A vast majority of Floridians wants to preserve the state’s landscape no matter who they voted for in political races.
That should be the takeaway for all state officials after the general election on Tuesday when you analyze the results.
Sure, voters re-elected Rick Scott, the Republican incumbent governor, over Democrat Charlie Crist, a former Republican governor who this time had a Sierra Club Florida endorsement.
But voters also backed a conservation lands amendment by a 75-25 percent margin statewide.
What’s most telling was the support in Republican strongholds for Amendment 1, which would dedicate $10 billion or more toward conserving and restoring land over the next 20 years.
The measure received at least a 50 percent vote in 65 of Florida’s 67 counties. Only rural Holmes and Lafayette counties did not support the measure.
Democrats still are a majority of Florida’s 11.9 million registered voters with 39 percent compared to 35 percent Republican.
In Lee County, where Republicans are 42 percent of the 405,703 registered voters compared to 28 percent Democrats, Amendment 1 passed with 78 percent support.
That’s even stronger than in Democratic strongholds such as Alachua, Leon and Miami-Dade counties, though less than in Broward with an 86 percent vote in support.
In Escambia County, where Republicans are 44 percent of the 200,953 registered voters compared to 36 percent Democrats, Amendment 1 passed by a 72-28 percent margin.
Scott received 61 percent of the vote there compared to 34 percent for Crist. In Lee County, Scott received 58 percent compared to 38 percent for Crist.
There was groaning and misery among environmentalists on social media after Scott won re-election by just 70,000 votes — less than 1 percent. And Scott’s early record has given them reason to be concerned about another four years.
In 2011, Scott vetoed spending for conservation lands, signed bills rolling back state oversight of local development decisions, cut state regulations and slashed the budgets of Florida’s five water management districts.
“Floridians like the environment,” POLITICO senior writer Michael Grunwald of Miami wrote Wednesday on Twitter. “We just don’t like politicians that like the environment.”
After having worked as a political reporter in Alabama before moving to Florida 25 years ago, I would look at it another way:
Politicians in Florida, including Scott, can’t survive by campaigning against the environment or dismissing it entirely as in some other southern states.
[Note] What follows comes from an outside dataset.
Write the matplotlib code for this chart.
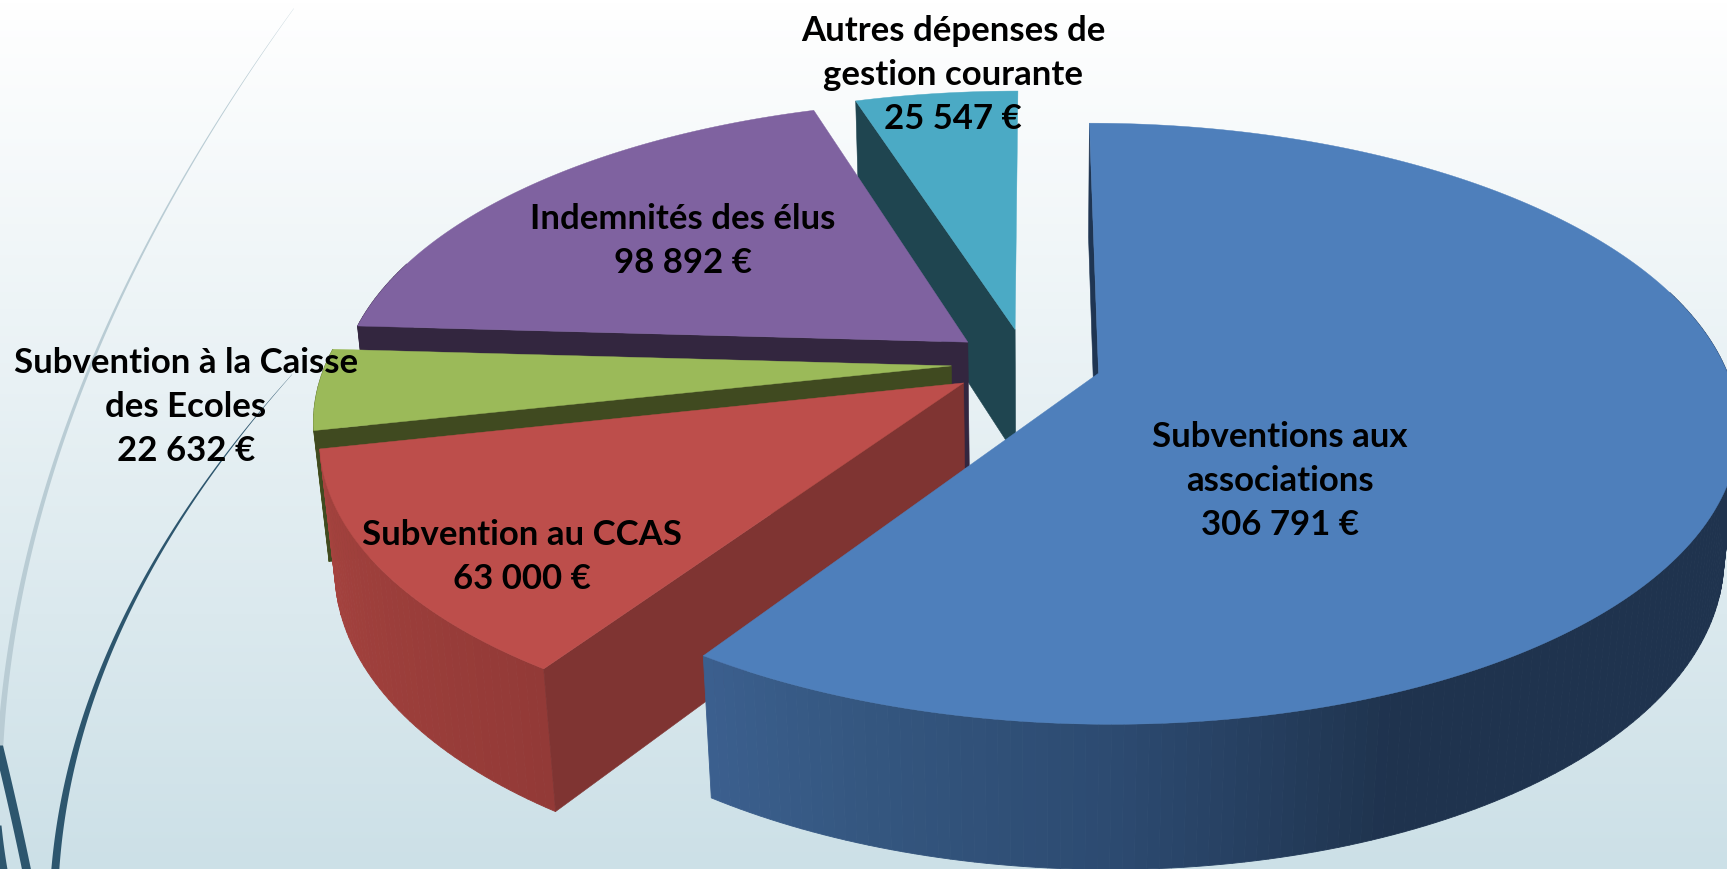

And Amendment 1 is another reminder of that.
After burnishing his Tea Party credentials in 2011, Scott had to mount an environmental public relations campaign starting in 2013 to get re-elected.
Republican governors going back to Jeb Bush have realized that Florida is a mixed bag of Republicans and Democrats, Tea Party supporters and environmentalists — including conservationists and outdoor lovers.
And a vast majority of them want Florida’s landscape preserved, as shown by their support for Amendment 1.
Scott and his inner circle, perhaps grudgingly, get that now. And so too, perhaps, will the Legislature’s leadership during the next four years.